We are now about to move into our second century. Once again I am confident of our further progress. And I am confident that we will remain loyal to our dedication to law as a learned profession operating within a university and with university traditions.

I once taught Jurisprudence and I remember St. Thomas Aquinas’s definition of law. He defined law as “a rule of reason for the common good.” He thus emphasized the requirement that law should be reasonable and that it should be for the common good, for the good of society as a whole, not as a way of promoting particular interests within the community. We at the Law School must follow this definition in our second century. However, this sentiment is relevant to all graduates, regardless of discipline, and for that matter all members of society.

Graduates, you enter a world that moves at an extremely fast pace (much faster than when I graduated). Your mettle will be tested to the full. You will be expected to disseminate voluminous amounts of data and information, readily available on computer disks, via fax machines and from satellite dishes. You will be placed under pressure to respond quickly with answers and opinions using speedy information tools.

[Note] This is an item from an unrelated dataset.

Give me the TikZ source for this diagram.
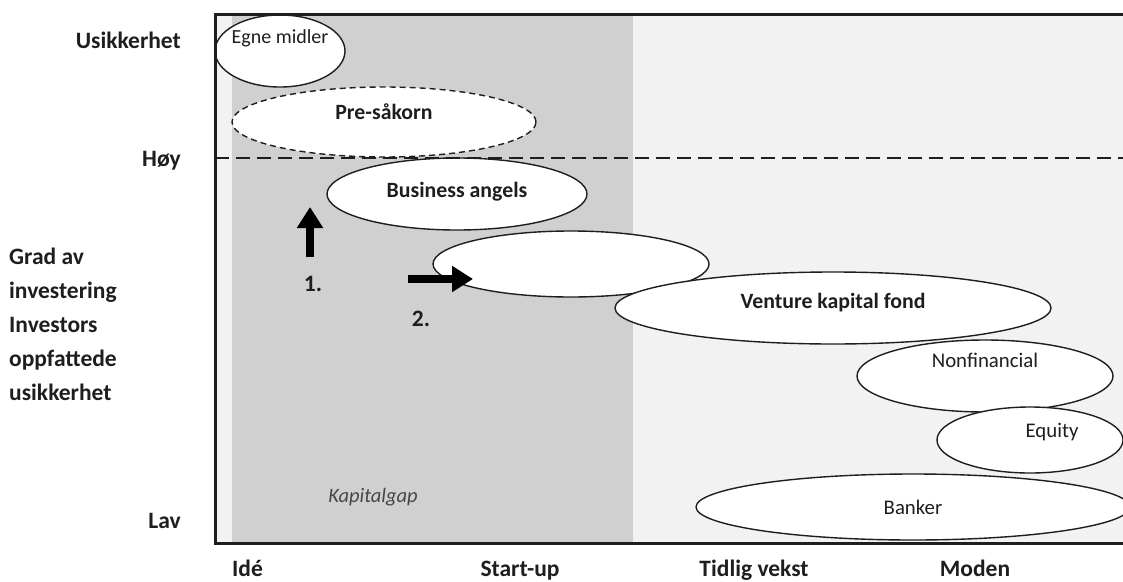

I would urge you not to get caught up in “the race” to the detriment of thoroughness, contemplation, and reason.

As mentioned earlier, my most pleasant memories of my teaching days are of posing questions, stimulating debate, and stirring students to think!

The skills of analysis, the ability to ask the right question, knowing how to work your way through a problem, having the confidence to take a position because it is based on reason, will hold you in good stead. I can assure you that these things that you have learned at University, many of which may not even be apparent, will serve you well the rest of your life.

Adlai Stevenson, an academic and significant United States political figure from my era, in an address to the graduates at Princeton, made reference to the essential “spiritual element” of university life which I feel is existent at the UNB Faculty of Law and the University as a whole. The message was relevant when first made by Mr. Stevenson and I believe it is apt today:

Don’t be afraid of being out of tune with your environment. The idea which underlies this university – any university – is greater than any of its physical manifestations; its classrooms, its laboratories, its clubs, its athletic plant, even the particular groups of Faculty and Students who make up its human element at any given time. What is this idea? It is that the highest condition of man in this mysterious universe is the freedom of the spirit. And it is only truth that can set the spirit free. Your days are short here; this is the last of your springs. And now in the serenity and quiet of this lovely place, touch the depths of truth, feel the hem of heaven. You will go away with old, good friends. Don’t forget when you leave why you came.